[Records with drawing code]

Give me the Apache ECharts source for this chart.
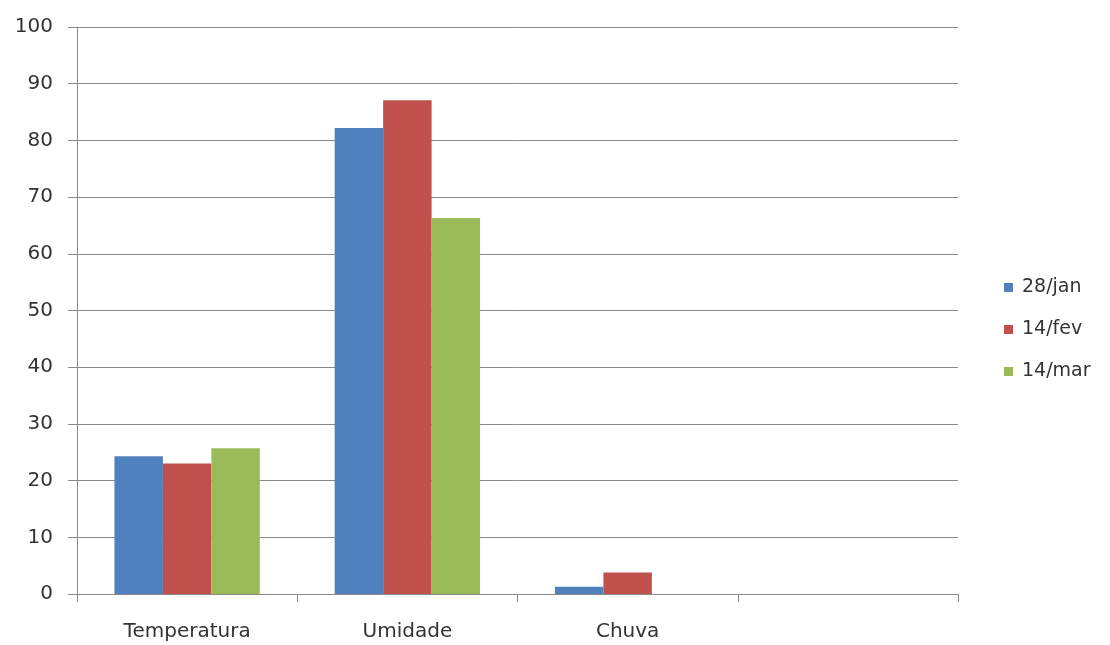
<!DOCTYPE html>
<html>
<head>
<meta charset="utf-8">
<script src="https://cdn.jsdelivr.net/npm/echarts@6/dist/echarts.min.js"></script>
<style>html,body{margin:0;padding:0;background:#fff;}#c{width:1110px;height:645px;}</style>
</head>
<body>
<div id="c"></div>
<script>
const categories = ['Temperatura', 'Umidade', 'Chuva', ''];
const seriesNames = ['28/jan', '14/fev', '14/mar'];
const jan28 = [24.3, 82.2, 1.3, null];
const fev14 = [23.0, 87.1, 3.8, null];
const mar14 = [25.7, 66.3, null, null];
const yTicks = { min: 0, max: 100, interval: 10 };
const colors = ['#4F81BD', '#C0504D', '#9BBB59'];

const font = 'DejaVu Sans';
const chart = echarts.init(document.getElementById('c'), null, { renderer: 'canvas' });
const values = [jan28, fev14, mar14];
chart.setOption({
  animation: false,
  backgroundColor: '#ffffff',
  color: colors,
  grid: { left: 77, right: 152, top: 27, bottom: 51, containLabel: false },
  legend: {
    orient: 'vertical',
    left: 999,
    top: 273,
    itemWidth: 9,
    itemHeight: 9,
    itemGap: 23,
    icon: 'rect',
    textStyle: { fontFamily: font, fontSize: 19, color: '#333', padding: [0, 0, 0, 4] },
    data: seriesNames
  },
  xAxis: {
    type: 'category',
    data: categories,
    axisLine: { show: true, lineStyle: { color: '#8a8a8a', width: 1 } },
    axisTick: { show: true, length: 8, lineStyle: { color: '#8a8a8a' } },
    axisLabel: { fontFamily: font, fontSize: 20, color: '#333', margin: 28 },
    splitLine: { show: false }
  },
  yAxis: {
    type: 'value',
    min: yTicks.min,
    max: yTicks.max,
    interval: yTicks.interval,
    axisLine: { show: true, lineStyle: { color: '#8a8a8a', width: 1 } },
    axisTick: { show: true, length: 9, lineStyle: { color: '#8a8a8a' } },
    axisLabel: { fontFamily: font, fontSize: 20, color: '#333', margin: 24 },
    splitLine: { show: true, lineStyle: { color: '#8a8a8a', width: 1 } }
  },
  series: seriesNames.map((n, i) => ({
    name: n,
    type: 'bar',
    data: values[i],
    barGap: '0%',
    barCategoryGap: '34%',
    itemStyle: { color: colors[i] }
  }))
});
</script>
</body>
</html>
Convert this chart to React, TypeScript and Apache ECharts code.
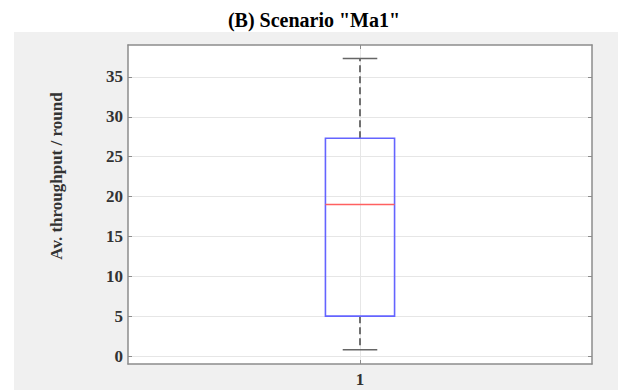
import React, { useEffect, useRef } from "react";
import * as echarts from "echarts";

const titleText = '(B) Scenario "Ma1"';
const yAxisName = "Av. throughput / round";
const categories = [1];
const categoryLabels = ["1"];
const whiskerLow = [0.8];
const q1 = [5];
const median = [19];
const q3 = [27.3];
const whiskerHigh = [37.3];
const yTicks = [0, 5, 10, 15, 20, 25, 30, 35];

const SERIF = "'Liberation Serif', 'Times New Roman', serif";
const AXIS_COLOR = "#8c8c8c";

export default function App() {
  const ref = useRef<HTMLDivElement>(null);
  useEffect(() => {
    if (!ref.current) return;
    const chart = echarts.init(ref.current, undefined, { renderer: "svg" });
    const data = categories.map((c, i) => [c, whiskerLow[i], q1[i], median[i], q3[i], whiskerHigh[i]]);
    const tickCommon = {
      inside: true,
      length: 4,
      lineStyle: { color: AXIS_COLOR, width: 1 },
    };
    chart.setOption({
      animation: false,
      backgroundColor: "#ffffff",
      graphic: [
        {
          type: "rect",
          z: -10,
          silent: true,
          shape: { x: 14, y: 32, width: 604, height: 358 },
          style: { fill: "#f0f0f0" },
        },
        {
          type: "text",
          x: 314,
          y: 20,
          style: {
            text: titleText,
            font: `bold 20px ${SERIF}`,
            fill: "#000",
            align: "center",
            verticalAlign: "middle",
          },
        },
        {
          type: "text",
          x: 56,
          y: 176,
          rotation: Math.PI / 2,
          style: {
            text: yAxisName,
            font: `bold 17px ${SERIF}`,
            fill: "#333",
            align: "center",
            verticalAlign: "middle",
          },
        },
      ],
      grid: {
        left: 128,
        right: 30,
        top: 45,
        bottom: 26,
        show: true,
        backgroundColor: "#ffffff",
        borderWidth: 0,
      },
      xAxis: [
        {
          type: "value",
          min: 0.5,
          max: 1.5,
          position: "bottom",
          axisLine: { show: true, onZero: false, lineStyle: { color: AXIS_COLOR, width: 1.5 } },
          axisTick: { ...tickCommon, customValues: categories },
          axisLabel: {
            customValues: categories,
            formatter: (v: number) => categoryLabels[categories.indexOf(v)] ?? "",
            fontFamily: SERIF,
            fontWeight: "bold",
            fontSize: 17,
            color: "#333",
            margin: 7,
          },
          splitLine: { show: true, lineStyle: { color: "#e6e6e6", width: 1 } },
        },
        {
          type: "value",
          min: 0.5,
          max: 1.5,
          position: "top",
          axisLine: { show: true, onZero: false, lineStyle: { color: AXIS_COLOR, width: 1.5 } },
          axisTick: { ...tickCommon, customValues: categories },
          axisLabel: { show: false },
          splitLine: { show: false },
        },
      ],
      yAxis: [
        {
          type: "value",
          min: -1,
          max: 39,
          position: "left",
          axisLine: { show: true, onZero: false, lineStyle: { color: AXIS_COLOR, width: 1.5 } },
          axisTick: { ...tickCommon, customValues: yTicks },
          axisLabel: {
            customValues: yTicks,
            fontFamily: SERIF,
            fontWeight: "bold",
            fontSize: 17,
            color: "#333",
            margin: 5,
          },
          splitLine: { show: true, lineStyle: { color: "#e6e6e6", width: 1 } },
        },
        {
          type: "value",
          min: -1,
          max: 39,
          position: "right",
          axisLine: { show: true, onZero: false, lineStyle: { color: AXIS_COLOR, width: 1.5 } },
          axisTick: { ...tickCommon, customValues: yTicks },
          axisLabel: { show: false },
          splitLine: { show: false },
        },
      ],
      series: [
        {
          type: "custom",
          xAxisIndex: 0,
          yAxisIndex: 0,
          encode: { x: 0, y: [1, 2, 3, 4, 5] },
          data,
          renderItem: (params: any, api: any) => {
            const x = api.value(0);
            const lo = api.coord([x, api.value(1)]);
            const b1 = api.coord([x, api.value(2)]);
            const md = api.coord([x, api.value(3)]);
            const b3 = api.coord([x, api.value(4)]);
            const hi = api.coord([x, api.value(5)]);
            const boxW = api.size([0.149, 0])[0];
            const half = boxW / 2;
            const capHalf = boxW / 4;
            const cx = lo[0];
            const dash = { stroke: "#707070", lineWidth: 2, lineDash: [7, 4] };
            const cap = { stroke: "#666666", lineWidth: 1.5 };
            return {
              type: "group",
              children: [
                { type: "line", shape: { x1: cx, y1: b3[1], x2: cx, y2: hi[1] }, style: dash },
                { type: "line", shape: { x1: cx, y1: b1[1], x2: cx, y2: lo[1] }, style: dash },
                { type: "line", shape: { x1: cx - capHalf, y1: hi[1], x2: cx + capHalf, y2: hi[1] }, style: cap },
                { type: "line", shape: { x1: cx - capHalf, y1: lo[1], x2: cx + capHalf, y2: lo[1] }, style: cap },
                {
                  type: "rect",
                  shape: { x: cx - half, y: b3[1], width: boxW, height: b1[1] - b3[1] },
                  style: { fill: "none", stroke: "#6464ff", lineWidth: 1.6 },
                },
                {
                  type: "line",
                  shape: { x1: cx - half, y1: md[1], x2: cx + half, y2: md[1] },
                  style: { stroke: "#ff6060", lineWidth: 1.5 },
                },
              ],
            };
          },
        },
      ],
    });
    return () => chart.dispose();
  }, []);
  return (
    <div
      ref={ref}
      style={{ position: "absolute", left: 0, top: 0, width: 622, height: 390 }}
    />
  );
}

* What needs to be done *
Take the entries shown above and quote them verbatim, passing over the pictures.

* Written response *
Give me the Apache ECharts source for this chart.
<!DOCTYPE html>
<html>
<head>
<meta charset="utf-8">
<script src="https://cdn.jsdelivr.net/npm/echarts@6/dist/echarts.min.js"></script>
<style>html,body{margin:0;padding:0;background:#fff;}#c{width:1110px;height:645px;}</style>
</head>
<body>
<div id="c"></div>
<script>
const categories = ['Temperatura', 'Umidade', 'Chuva', ''];
const seriesNames = ['28/jan', '14/fev', '14/mar'];
const jan28 = [24.3, 82.2, 1.3, null];
const fev14 = [23.0, 87.1, 3.8, null];
const mar14 = [25.7, 66.3, null, null];
const yTicks = { min: 0, max: 100, interval: 10 };
const colors = ['#4F81BD', '#C0504D', '#9BBB59'];

const font = 'DejaVu Sans';
const chart = echarts.init(document.getElementById('c'), null, { renderer: 'canvas' });
const values = [jan28, fev14, mar14];
chart.setOption({
  animation: false,
  backgroundColor: '#ffffff',
  color: colors,
  grid: { left: 77, right: 152, top: 27, bottom: 51, containLabel: false },
  legend: {
    orient: 'vertical',
    left: 999,
    top: 273,
    itemWidth: 9,
    itemHeight: 9,
    itemGap: 23,
    icon: 'rect',
    textStyle: { fontFamily: font, fontSize: 19, color: '#333', padding: [0, 0, 0, 4] },
    data: seriesNames
  },
  xAxis: {
    type: 'category',
    data: categories,
    axisLine: { show: true, lineStyle: { color: '#8a8a8a', width: 1 } },
    axisTick: { show: true, length: 8, lineStyle: { color: '#8a8a8a' } },
    axisLabel: { fontFamily: font, fontSize: 20, color: '#333', margin: 28 },
    splitLine: { show: false }
  },
  yAxis: {
    type: 'value',
    min: yTicks.min,
    max: yTicks.max,
    interval: yTicks.interval,
    axisLine: { show: true, lineStyle: { color: '#8a8a8a', width: 1 } },
    axisTick: { show: true, length: 9, lineStyle: { color: '#8a8a8a' } },
    axisLabel: { fontFamily: font, fontSize: 20, color: '#333', margin: 24 },
    splitLine: { show: true, lineStyle: { color: '#8a8a8a', width: 1 } }
  },
  series: seriesNames.map((n, i) => ({
    name: n,
    type: 'bar',
    data: values[i],
    barGap: '0%',
    barCategoryGap: '34%',
    itemStyle: { color: colors[i] }
  }))
});
</script>
</body>
</html>
Convert this chart to React, TypeScript and Apache ECharts code.
import React, { useEffect, useRef } from "react";
import * as echarts from "echarts";

const titleText = '(B) Scenario "Ma1"';
const yAxisName = "Av. throughput / round";
const categories = [1];
const categoryLabels = ["1"];
const whiskerLow = [0.8];
const q1 = [5];
const median = [19];
const q3 = [27.3];
const whiskerHigh = [37.3];
const yTicks = [0, 5, 10, 15, 20, 25, 30, 35];

const SERIF = "'Liberation Serif', 'Times New Roman', serif";
const AXIS_COLOR = "#8c8c8c";

export default function App() {
  const ref = useRef<HTMLDivElement>(null);
  useEffect(() => {
    if (!ref.current) return;
    const chart = echarts.init(ref.current, undefined, { renderer: "svg" });
    const data = categories.map((c, i) => [c, whiskerLow[i], q1[i], median[i], q3[i], whiskerHigh[i]]);
    const tickCommon = {
      inside: true,
      length: 4,
      lineStyle: { color: AXIS_COLOR, width: 1 },
    };
    chart.setOption({
      animation: false,
      backgroundColor: "#ffffff",
      graphic: [
        {
          type: "rect",
          z: -10,
          silent: true,
          shape: { x: 14, y: 32, width: 604, height: 358 },
          style: { fill: "#f0f0f0" },
        },
        {
          type: "text",
          x: 314,
          y: 20,
          style: {
            text: titleText,
            font: `bold 20px ${SERIF}`,
            fill: "#000",
            align: "center",
            verticalAlign: "middle",
          },
        },
        {
          type: "text",
          x: 56,
          y: 176,
          rotation: Math.PI / 2,
          style: {
            text: yAxisName,
            font: `bold 17px ${SERIF}`,
            fill: "#333",
            align: "center",
            verticalAlign: "middle",
          },
        },
      ],
      grid: {
        left: 128,
        right: 30,
        top: 45,
        bottom: 26,
        show: true,
        backgroundColor: "#ffffff",
        borderWidth: 0,
      },
      xAxis: [
        {
          type: "value",
          min: 0.5,
          max: 1.5,
          position: "bottom",
          axisLine: { show: true, onZero: false, lineStyle: { color: AXIS_COLOR, width: 1.5 } },
          axisTick: { ...tickCommon, customValues: categories },
          axisLabel: {
            customValues: categories,
            formatter: (v: number) => categoryLabels[categories.indexOf(v)] ?? "",
            fontFamily: SERIF,
            fontWeight: "bold",
            fontSize: 17,
            color: "#333",
            margin: 7,
          },
          splitLine: { show: true, lineStyle: { color: "#e6e6e6", width: 1 } },
        },
        {
          type: "value",
          min: 0.5,
          max: 1.5,
          position: "top",
          axisLine: { show: true, onZero: false, lineStyle: { color: AXIS_COLOR, width: 1.5 } },
          axisTick: { ...tickCommon, customValues: categories },
          axisLabel: { show: false },
          splitLine: { show: false },
        },
      ],
      yAxis: [
        {
          type: "value",
          min: -1,
          max: 39,
          position: "left",
          axisLine: { show: true, onZero: false, lineStyle: { color: AXIS_COLOR, width: 1.5 } },
          axisTick: { ...tickCommon, customValues: yTicks },
          axisLabel: {
            customValues: yTicks,
            fontFamily: SERIF,
            fontWeight: "bold",
            fontSize: 17,
            color: "#333",
            margin: 5,
          },
          splitLine: { show: true, lineStyle: { color: "#e6e6e6", width: 1 } },
        },
        {
          type: "value",
          min: -1,
          max: 39,
          position: "right",
          axisLine: { show: true, onZero: false, lineStyle: { color: AXIS_COLOR, width: 1.5 } },
          axisTick: { ...tickCommon, customValues: yTicks },
          axisLabel: { show: false },
          splitLine: { show: false },
        },
      ],
      series: [
        {
          type: "custom",
          xAxisIndex: 0,
          yAxisIndex: 0,
          encode: { x: 0, y: [1, 2, 3, 4, 5] },
          data,
          renderItem: (params: any, api: any) => {
            const x = api.value(0);
            const lo = api.coord([x, api.value(1)]);
            const b1 = api.coord([x, api.value(2)]);
            const md = api.coord([x, api.value(3)]);
            const b3 = api.coord([x, api.value(4)]);
            const hi = api.coord([x, api.value(5)]);
            const boxW = api.size([0.149, 0])[0];
            const half = boxW / 2;
            const capHalf = boxW / 4;
            const cx = lo[0];
            const dash = { stroke: "#707070", lineWidth: 2, lineDash: [7, 4] };
            const cap = { stroke: "#666666", lineWidth: 1.5 };
            return {
              type: "group",
              children: [
                { type: "line", shape: { x1: cx, y1: b3[1], x2: cx, y2: hi[1] }, style: dash },
                { type: "line", shape: { x1: cx, y1: b1[1], x2: cx, y2: lo[1] }, style: dash },
                { type: "line", shape: { x1: cx - capHalf, y1: hi[1], x2: cx + capHalf, y2: hi[1] }, style: cap },
                { type: "line", shape: { x1: cx - capHalf, y1: lo[1], x2: cx + capHalf, y2: lo[1] }, style: cap },
                {
                  type: "rect",
                  shape: { x: cx - half, y: b3[1], width: boxW, height: b1[1] - b3[1] },
                  style: { fill: "none", stroke: "#6464ff", lineWidth: 1.6 },
                },
                {
                  type: "line",
                  shape: { x1: cx - half, y1: md[1], x2: cx + half, y2: md[1] },
                  style: { stroke: "#ff6060", lineWidth: 1.5 },
                },
              ],
            };
          },
        },
      ],
    });
    return () => chart.dispose();
  }, []);
  return (
    <div
      ref={ref}
      style={{ position: "absolute", left: 0, top: 0, width: 622, height: 390 }}
    />
  );
}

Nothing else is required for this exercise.